Senior Honors Projects, 2010-2019

Creative Commons License

Creative Commons License
This work is licensed under a Creative Commons Attribution-Noncommercial-No Derivative Works 4.0 License.

Date of Graduation

Spring 2016

Document Type

Thesis

Degree Name

Bachelor of Science (BS)

Department

Department of Computer Science

Advisor(s)

David H. Bernstein

Abstract

Shortest-path problems have seen a huge amount of study over the course of the last 50 years. Not surprisingly, this means the original problem of finding the shortest path from some starting location to some destination location has been thoroughly studied. However a large number of slight variations on the original problem still have yet to be thoroughly examined. In this paper we examine one of those variations, namely the problem of determining the optimal route from some source location to some destination location such that at least one location in an intermediate set is included in the route.
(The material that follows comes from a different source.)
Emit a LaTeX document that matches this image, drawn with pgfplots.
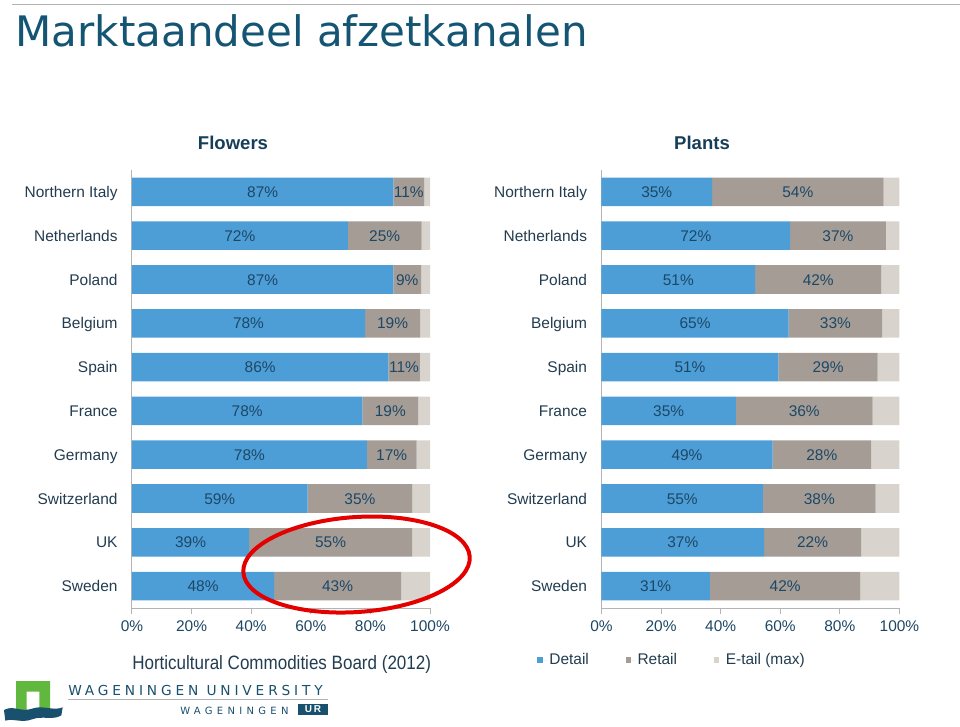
\documentclass[border=0pt]{standalone}
\usepackage{fontspec}
\setmainfont{Liberation Sans}
\newfontfamily\titlefont{DejaVu Sans}
\newfontfamily\logofont[LetterSpace=28]{DejaVu Sans}
\newfontfamily\logofontb[LetterSpace=43]{DejaVu Sans}
\newfontfamily\narrowfont[FakeStretch=0.88]{Liberation Sans}
\usepackage{pgfplots}
\usepackage{pgfplotstable}
\pgfplotsset{compat=1.18}

\definecolor{cblue}{RGB}{77,157,215}
\definecolor{cretail}{RGB}{165,156,150}
\definecolor{cetail}{RGB}{216,212,205}
\definecolor{bartext}{RGB}{28,72,102}
\definecolor{cattext}{RGB}{34,60,80}
\definecolor{ticktext}{RGB}{28,70,98}
\definecolor{titlecol}{RGB}{20,85,115}
\definecolor{paneltitle}{RGB}{22,62,88}
\definecolor{axgray}{RGB}{180,180,180}
\definecolor{lgreen}{RGB}{96,184,62}
\definecolor{logoteal}{RGB}{24,80,110}

% Flowers: detail, retail, e-tail (bar widths) and printed labels
\pgfplotstableread{
idx d r e ld lr
9 87.7 10.4 1.9 87 11
8 72.4 24.8 2.8 72 25
7 87.7 9.3 3.0 87 9
6 78.2 18.5 3.3 78 19
5 86.0 10.6 3.4 86 11
4 77.3 18.8 3.9 78 19
3 78.8 16.7 4.5 78 17
2 58.9 35.2 5.9 59 35
1 39.3 54.7 6.0 39 55
0 47.7 42.6 9.7 48 43
}\flowers

% Plants
\pgfplotstableread{
idx d r e ld lr
9 37.1 57.6 5.3 35 54
8 63.3 32.1 4.6 72 37
7 51.6 42.3 6.1 51 42
6 62.8 31.4 5.8 65 33
5 59.4 33.3 7.3 51 29
4 45.1 45.9 9.0 35 36
3 57.4 33.1 9.5 49 28
2 54.2 37.8 8.0 55 38
1 54.6 32.5 12.9 37 22
0 36.4 50.5 13.1 31 42
}\plants

\pgfplotsset{
  panel/.style={
    scale only axis, width=223.5pt, height=328.5pt, anchor=south west,
    xmin=0, xmax=100, ymin=-0.5, ymax=9.5, clip=false,
  },
  bars/.style={
    panel, xbar stacked, bar width=21.4pt,
    axis x line*=bottom, axis y line*=left,
    axis line style={draw=axgray, line width=0.75pt},
    xtick={0,20,40,60,80,100},
    xticklabels={0\%,20\%,40\%,60\%,80\%,100\%},
    ytick={0,...,9},
    yticklabels={Sweden,UK,Switzerland,Germany,France,Spain,Belgium,Poland,Netherlands,Northern Italy},
    tick align=outside, major tick length=4.5pt,
    xtick style={draw=axgray, line width=0.75pt},
    ytick style={draw=none},
    ticklabel style={font=\fontsize{11.6}{13}\selectfont},
    xticklabel style={text=ticktext, yshift=-1.5pt},
    yticklabel style={text=cattext, xshift=-2.8pt, text height=8.3pt, text depth=0pt},
  },
  labels/.style={panel, hide axis},
  lbl/.style={only marks, mark=none, nodes near coords={\pgfplotspointmeta\%},
    point meta=explicit symbolic,
    every node near coord/.append style={anchor=center, inner sep=0pt,
      font=\fontsize{11.6}{13}\selectfont, text=bartext, text height=8.3pt, text depth=0pt}},
}

\begin{document}
\begin{tikzpicture}
\path[use as bounding box] (0,0) rectangle (720pt,544.5pt);

% top rule and title
\draw[axgray, line width=0.75pt] (9pt,541.1pt) -- (720pt,541.1pt);
\node[anchor=base west, inner sep=0pt, text=titlecol, font=\titlefont\fontsize{31.5}{36}\selectfont] at (11.5pt,509.5pt) {Marktaandeel afzetkanalen};

% panel titles
\node[anchor=base, inner sep=0pt, text=paneltitle, font=\bfseries\fontsize{13.9}{16}\selectfont] at (174.75pt,432pt) {Flowers};
\node[anchor=base, inner sep=0pt, text=paneltitle, font=\bfseries\fontsize{13.9}{16}\selectfont] at (526.5pt,432pt) {Plants};

% ---------- Flowers ----------
\begin{axis}[bars, at={(99pt,88.5pt)}]
\addplot[fill=cblue, draw=none] table[x=d, y=idx] \flowers;
\addplot[fill=cretail, draw=none] table[x=r, y=idx] \flowers;
\addplot[fill=cetail, draw=none] table[x=e, y=idx] \flowers;
\end{axis}
\begin{axis}[labels, at={(99pt,88.5pt)}]
\addplot[lbl] table[x expr=\thisrow{d}/2, y=idx, meta=ld] \flowers;
\addplot[lbl] table[x expr=\thisrow{d}+\thisrow{r}/2, y=idx, meta=lr] \flowers;
\end{axis}

% ---------- Plants ----------
\begin{axis}[bars, at={(451.1pt,88.5pt)},
  legend style={at={(-0.216,-0.119)}, anchor=west, draw=none, fill=none,
    inner sep=0pt, legend columns=3,
    font=\fontsize{11.6}{13}\selectfont, text=cattext,
    /tikz/every even column/.append style={column sep=25.5pt}},
  legend image code/.code={\fill[#1] (0pt,-2pt) rectangle (4pt,2pt); \path (0pt,0pt) -- (7pt,0pt);},
]
\addplot[fill=cblue, draw=none] table[x=d, y=idx] \plants;
\addplot[fill=cretail, draw=none] table[x=r, y=idx] \plants;
\addplot[fill=cetail, draw=none] table[x=e, y=idx] \plants;
\legend{Detail,Retail,E-tail (max)}
\end{axis}
\begin{axis}[labels, at={(451.1pt,88.5pt)}]
\addplot[lbl] table[x expr=\thisrow{d}/2, y=idx, meta=ld] \plants;
\addplot[lbl] table[x expr=\thisrow{d}+\thisrow{r}/2, y=idx, meta=lr] \plants;
\end{axis}

% red ellipse annotation
\draw[red!90!black, line width=3pt, rotate around={4:(267.4pt,121.1pt)}] (267.4pt,121.1pt) ellipse [x radius=85.1pt, y radius=35.6pt];

% source
\node[anchor=base west, inner sep=0pt, text=cattext, font=\narrowfont\fontsize{14.5}{16}\selectfont] at (99pt,42.75pt) {Horticultural Commodities Board (2012)};

% logo
\fill[lgreen] (12pt,11.25pt) -- (12pt,33.75pt) -- (37.5pt,33.75pt) -- (37.5pt,11.25pt) -- (29.5pt,11.25pt) -- (29.5pt,25.7pt) -- (20pt,25.7pt) -- (20pt,11.25pt) -- cycle;
\fill[logoteal] (3pt,12pt) .. controls (10pt,16pt) and (16pt,10pt) .. (24pt,13pt) .. controls (32pt,16pt) and (40pt,11pt) .. (47pt,14pt) -- (46pt,8pt) .. controls (40pt,4pt) and (32pt,8pt) .. (24pt,5pt) .. controls (16pt,2pt) and (10pt,6pt) .. (4pt,4pt) -- cycle;
\node[anchor=base west, inner sep=0pt, text=logoteal, font=\logofont\fontsize{10.3}{12}\selectfont] at (51pt,23.25pt) {WAGENINGEN UNIVERSITY};
\draw[axgray, line width=0.75pt] (51pt,19.9pt) -- (246pt,19.9pt);
\node[anchor=base west, inner sep=0pt, text=logoteal, font=\logofontb\fontsize{7.5}{9}\selectfont] at (135pt,9pt) {WAGENINGEN};
\fill[logoteal] (223.5pt,8.25pt) rectangle (246pt,16.5pt);
\node[inner sep=0pt, text=white, font=\bfseries\fontsize{7.5}{9}\selectfont] at (234.75pt,12.4pt) {U\,R};
\end{tikzpicture}
\end{document}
Three algorithms/heuristics for solving this problem were developed and then tested against modified Virginia roadway data. The Brute Force Algorithm, Bi-Directional Heuristic and Multi-Label Heuristic each solve the problem in slightly different ways. Using a variety of representative test-cases on the Virginia roadways we found that the Brute Force algorithm greatly outperformed both the Bi-Directional and Multi-Label Heuristics. We also consider why this might be the case and discuss several promising directions for future work.